---- Source records

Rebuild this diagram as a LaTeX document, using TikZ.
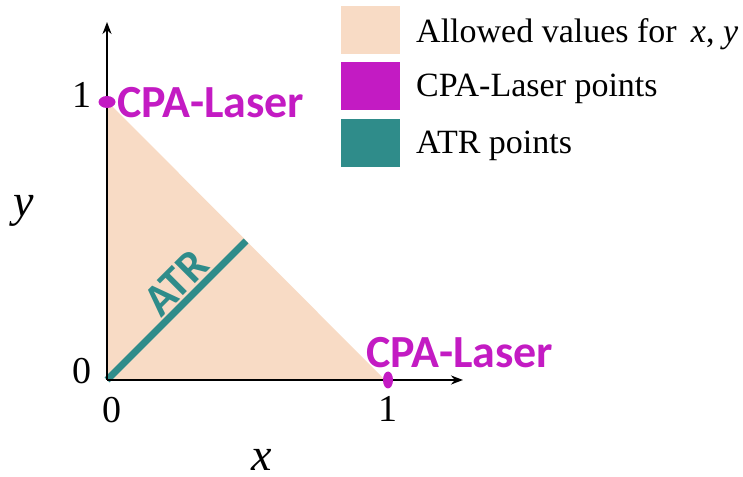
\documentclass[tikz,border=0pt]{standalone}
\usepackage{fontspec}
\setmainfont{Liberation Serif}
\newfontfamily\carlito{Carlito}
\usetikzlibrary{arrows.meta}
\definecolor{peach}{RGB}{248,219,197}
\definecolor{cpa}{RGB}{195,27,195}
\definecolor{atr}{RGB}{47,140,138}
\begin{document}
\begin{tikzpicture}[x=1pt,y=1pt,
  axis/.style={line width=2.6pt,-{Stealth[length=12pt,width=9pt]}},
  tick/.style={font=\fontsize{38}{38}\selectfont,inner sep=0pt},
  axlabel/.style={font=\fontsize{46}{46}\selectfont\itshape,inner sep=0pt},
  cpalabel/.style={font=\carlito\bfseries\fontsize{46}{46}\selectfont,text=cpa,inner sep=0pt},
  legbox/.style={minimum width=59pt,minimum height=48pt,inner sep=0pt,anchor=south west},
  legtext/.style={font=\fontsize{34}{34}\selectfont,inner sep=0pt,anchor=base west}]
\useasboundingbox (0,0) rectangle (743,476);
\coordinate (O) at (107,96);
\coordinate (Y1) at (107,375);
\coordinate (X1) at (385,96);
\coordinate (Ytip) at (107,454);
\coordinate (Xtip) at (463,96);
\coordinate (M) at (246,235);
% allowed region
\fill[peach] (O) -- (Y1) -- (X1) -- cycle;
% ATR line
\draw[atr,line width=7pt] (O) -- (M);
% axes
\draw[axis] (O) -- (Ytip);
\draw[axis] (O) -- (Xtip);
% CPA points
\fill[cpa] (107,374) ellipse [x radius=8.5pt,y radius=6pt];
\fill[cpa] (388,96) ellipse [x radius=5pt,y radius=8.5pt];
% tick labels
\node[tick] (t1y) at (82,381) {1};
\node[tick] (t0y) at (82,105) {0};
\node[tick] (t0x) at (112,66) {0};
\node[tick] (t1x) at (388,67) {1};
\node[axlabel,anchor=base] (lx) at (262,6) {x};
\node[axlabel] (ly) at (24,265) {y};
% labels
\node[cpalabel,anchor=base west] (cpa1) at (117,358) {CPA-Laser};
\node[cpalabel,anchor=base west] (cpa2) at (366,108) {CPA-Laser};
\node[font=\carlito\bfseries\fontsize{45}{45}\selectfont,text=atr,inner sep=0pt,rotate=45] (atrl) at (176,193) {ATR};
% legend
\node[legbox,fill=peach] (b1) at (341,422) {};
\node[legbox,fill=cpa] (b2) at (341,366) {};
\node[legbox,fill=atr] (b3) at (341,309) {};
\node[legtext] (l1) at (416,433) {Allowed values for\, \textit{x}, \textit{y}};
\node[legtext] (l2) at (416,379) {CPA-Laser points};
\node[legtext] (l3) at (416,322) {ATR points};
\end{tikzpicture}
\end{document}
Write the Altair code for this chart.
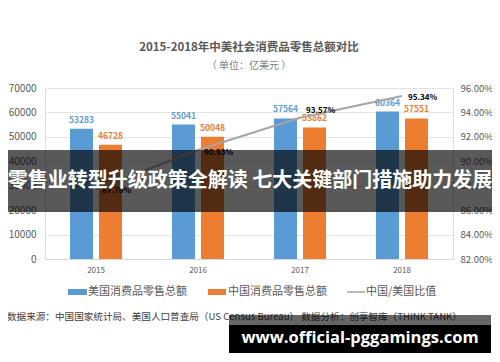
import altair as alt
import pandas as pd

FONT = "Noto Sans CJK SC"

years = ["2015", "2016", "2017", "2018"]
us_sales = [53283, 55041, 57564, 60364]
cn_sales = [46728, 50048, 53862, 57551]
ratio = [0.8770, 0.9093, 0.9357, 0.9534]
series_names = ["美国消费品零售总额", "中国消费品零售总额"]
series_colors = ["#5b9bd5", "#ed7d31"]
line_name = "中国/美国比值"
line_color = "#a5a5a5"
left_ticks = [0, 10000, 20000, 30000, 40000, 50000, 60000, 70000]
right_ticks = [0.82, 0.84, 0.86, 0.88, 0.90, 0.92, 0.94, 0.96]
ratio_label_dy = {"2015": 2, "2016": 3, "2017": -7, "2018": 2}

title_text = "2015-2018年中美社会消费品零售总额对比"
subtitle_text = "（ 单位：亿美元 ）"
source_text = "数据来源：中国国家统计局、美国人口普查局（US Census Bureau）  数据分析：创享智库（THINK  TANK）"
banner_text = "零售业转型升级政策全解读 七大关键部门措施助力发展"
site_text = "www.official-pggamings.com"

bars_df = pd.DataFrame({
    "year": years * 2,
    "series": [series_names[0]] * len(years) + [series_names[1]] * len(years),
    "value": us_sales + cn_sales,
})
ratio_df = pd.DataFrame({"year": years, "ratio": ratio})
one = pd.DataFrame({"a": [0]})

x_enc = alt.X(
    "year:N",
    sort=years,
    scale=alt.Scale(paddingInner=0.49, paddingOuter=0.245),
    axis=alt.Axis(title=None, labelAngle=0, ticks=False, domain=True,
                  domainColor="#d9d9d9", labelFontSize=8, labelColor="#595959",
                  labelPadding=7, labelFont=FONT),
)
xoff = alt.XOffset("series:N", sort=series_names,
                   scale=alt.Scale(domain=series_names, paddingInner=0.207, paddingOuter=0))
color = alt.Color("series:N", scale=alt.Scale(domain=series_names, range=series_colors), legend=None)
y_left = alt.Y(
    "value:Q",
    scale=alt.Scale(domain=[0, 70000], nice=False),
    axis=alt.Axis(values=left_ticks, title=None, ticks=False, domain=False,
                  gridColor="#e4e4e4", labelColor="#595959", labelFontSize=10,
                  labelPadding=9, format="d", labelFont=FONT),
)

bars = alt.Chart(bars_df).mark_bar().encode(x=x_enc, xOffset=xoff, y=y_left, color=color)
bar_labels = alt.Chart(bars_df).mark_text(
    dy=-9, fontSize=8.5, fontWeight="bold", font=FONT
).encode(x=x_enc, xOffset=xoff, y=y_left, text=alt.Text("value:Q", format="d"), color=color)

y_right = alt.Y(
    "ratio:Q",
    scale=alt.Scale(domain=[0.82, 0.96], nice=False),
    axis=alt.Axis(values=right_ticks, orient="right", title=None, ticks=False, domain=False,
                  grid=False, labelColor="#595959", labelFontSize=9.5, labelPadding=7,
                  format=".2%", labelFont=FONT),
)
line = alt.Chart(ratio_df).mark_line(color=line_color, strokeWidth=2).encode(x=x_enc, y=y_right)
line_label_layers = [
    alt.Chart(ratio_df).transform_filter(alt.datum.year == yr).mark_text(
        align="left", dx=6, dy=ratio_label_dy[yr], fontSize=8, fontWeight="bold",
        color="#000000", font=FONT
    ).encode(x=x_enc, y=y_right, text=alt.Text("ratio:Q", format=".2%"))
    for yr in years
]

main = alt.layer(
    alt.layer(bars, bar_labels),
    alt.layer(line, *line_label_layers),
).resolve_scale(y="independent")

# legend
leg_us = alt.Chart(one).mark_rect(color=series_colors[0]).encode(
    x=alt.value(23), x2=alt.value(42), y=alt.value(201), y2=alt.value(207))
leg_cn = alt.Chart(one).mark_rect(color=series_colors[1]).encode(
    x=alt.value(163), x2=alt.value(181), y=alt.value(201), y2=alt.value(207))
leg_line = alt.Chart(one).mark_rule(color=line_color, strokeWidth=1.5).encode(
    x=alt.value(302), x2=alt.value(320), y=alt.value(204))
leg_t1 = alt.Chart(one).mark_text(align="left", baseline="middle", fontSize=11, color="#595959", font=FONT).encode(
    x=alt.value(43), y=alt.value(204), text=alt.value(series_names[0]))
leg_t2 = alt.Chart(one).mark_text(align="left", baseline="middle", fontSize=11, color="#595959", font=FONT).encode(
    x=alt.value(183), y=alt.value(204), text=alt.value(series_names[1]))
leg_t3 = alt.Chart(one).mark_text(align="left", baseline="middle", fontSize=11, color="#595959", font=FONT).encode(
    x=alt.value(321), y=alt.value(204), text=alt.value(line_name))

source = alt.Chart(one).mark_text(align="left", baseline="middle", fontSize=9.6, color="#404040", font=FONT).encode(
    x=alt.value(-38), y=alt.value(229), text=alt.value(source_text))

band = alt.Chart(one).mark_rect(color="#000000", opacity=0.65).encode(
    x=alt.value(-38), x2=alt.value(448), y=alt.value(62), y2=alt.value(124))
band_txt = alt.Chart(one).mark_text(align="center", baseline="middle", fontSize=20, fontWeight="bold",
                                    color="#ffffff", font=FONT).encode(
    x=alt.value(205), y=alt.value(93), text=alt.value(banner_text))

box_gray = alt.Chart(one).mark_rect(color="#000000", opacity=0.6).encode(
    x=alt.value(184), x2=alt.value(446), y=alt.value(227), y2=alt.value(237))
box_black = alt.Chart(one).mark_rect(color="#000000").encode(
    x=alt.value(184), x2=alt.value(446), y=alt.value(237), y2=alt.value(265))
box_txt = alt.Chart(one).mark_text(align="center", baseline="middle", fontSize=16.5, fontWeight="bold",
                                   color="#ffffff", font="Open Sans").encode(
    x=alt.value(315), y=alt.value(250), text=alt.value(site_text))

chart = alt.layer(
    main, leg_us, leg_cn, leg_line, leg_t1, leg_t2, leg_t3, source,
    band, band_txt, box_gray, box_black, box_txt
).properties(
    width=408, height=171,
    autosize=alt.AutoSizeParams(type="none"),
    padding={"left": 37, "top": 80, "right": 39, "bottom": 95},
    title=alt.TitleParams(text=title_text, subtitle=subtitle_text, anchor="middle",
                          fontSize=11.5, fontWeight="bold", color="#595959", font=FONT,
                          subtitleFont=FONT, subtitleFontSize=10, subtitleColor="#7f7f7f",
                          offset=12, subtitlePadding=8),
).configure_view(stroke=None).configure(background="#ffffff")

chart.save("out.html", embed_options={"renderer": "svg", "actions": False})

--------
---- Source records

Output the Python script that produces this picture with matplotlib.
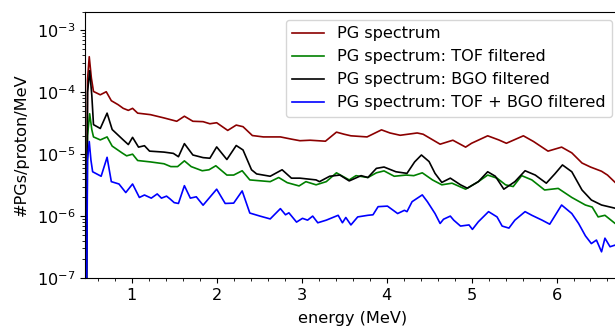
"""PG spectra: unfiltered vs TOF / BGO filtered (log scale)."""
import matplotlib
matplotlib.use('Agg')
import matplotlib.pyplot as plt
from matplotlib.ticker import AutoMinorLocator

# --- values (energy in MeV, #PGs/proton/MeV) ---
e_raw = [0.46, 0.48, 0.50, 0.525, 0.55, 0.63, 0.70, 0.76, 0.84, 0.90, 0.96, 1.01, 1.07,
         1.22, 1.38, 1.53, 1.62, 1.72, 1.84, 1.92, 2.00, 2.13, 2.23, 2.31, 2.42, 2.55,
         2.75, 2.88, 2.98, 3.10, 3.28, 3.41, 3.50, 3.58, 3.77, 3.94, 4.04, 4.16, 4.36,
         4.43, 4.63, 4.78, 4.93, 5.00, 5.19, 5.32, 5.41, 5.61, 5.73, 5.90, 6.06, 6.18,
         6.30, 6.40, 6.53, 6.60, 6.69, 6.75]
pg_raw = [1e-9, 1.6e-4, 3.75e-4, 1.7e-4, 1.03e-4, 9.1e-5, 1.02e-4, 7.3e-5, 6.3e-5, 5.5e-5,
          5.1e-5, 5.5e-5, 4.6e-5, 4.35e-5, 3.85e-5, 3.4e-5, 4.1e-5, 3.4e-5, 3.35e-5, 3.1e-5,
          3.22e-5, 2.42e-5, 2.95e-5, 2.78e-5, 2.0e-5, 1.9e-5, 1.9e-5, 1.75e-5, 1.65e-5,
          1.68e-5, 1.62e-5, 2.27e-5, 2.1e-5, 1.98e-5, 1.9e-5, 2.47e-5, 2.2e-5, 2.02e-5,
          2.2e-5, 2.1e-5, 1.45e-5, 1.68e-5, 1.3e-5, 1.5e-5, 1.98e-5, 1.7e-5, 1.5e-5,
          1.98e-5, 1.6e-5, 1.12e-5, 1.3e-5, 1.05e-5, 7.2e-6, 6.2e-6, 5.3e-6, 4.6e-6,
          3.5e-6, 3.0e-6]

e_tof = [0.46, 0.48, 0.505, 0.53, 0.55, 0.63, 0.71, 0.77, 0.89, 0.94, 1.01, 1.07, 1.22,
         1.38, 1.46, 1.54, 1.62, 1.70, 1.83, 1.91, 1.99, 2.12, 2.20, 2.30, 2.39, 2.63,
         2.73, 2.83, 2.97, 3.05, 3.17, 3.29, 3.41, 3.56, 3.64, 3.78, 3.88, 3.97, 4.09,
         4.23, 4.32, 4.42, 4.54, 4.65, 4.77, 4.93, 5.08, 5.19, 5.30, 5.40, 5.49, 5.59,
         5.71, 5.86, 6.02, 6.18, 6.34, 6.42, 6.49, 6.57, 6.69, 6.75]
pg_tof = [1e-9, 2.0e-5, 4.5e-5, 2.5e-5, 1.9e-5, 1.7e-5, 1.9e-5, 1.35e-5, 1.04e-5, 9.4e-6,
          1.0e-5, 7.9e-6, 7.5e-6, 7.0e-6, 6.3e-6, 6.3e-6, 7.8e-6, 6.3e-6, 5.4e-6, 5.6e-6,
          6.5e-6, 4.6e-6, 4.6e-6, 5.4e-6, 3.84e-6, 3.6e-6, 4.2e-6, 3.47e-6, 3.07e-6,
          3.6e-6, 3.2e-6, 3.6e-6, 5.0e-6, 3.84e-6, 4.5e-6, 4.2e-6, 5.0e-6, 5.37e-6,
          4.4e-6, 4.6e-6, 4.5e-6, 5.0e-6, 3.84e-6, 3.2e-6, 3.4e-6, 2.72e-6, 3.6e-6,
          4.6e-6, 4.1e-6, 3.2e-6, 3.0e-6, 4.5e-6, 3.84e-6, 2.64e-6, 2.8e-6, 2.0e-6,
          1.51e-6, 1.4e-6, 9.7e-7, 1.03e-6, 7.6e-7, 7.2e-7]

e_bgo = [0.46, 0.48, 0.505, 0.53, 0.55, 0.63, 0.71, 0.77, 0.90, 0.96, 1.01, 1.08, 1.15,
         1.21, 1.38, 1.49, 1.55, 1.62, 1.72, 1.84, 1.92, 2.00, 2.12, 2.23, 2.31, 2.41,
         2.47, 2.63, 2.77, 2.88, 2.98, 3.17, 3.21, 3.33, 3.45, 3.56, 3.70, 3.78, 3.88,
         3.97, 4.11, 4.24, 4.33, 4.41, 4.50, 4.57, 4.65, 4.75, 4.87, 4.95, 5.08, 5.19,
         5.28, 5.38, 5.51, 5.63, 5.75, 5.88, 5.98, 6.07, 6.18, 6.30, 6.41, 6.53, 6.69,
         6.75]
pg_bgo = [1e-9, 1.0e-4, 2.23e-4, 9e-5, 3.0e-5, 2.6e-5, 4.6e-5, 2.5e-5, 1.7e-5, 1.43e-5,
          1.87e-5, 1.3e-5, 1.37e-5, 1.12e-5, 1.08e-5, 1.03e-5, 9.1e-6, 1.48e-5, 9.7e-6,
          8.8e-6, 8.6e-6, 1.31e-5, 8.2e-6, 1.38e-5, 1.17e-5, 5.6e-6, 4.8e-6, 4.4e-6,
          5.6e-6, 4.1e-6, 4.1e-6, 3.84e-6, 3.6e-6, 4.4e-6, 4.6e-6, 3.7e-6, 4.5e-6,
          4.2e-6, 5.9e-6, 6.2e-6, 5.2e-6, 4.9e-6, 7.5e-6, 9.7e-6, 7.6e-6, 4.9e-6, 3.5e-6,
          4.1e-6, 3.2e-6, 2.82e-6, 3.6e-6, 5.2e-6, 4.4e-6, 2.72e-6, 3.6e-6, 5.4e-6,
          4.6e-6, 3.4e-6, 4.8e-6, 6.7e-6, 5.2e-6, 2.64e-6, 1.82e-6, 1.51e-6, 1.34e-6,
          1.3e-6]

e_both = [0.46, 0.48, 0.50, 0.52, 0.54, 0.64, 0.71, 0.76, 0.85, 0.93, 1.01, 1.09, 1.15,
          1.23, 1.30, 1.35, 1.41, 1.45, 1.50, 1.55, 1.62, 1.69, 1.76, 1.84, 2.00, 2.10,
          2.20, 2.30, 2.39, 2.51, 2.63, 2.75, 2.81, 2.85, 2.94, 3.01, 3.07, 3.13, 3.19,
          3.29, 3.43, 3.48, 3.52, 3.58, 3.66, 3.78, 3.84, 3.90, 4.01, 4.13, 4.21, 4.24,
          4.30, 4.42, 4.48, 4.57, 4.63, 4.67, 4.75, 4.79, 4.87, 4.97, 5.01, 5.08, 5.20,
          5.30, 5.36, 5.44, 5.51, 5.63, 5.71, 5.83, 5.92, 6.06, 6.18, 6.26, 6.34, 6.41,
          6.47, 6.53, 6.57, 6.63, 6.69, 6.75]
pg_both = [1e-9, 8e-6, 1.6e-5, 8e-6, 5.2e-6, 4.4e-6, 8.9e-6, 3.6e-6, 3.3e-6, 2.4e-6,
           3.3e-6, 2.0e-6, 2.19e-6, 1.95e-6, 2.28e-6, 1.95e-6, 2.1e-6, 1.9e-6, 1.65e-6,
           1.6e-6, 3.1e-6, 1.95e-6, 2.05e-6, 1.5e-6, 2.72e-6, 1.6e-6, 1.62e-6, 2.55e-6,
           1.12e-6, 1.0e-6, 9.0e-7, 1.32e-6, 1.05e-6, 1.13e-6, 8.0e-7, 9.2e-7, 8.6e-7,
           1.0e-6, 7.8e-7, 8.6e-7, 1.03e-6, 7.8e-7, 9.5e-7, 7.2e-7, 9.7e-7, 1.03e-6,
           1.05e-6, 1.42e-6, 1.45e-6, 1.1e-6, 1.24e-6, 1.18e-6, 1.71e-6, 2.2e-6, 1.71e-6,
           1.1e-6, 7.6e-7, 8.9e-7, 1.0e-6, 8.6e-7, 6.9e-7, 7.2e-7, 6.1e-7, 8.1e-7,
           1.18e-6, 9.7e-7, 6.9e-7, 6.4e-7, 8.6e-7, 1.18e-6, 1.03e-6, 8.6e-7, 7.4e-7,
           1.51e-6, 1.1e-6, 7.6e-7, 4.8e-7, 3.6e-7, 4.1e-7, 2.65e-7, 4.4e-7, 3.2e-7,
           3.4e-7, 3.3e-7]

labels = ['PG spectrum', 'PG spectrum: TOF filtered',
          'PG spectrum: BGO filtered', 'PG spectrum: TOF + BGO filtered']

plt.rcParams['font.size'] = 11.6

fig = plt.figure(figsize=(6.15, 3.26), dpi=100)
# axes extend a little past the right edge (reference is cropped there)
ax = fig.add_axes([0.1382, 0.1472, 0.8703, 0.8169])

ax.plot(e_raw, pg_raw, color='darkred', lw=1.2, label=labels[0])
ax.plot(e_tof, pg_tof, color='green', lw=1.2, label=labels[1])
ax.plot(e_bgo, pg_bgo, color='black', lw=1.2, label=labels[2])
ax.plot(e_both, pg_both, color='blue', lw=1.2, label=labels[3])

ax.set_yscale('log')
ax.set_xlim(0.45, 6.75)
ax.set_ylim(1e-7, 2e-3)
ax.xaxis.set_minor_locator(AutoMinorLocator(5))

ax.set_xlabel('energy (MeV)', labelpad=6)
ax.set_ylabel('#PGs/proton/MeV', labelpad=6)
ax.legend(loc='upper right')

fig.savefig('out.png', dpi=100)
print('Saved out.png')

--------

• **Exercise task**
Repeat exactly, and only, the entries from the line with "Output the Python" through the line with "from matplotlib.ticker import". Pictures are skipped.

• **Solution for this problem**
Output the Python script that produces this picture with matplotlib.
"""PG spectra: unfiltered vs TOF / BGO filtered (log scale)."""
import matplotlib
matplotlib.use('Agg')
import matplotlib.pyplot as plt
from matplotlib.ticker import AutoMinorLocator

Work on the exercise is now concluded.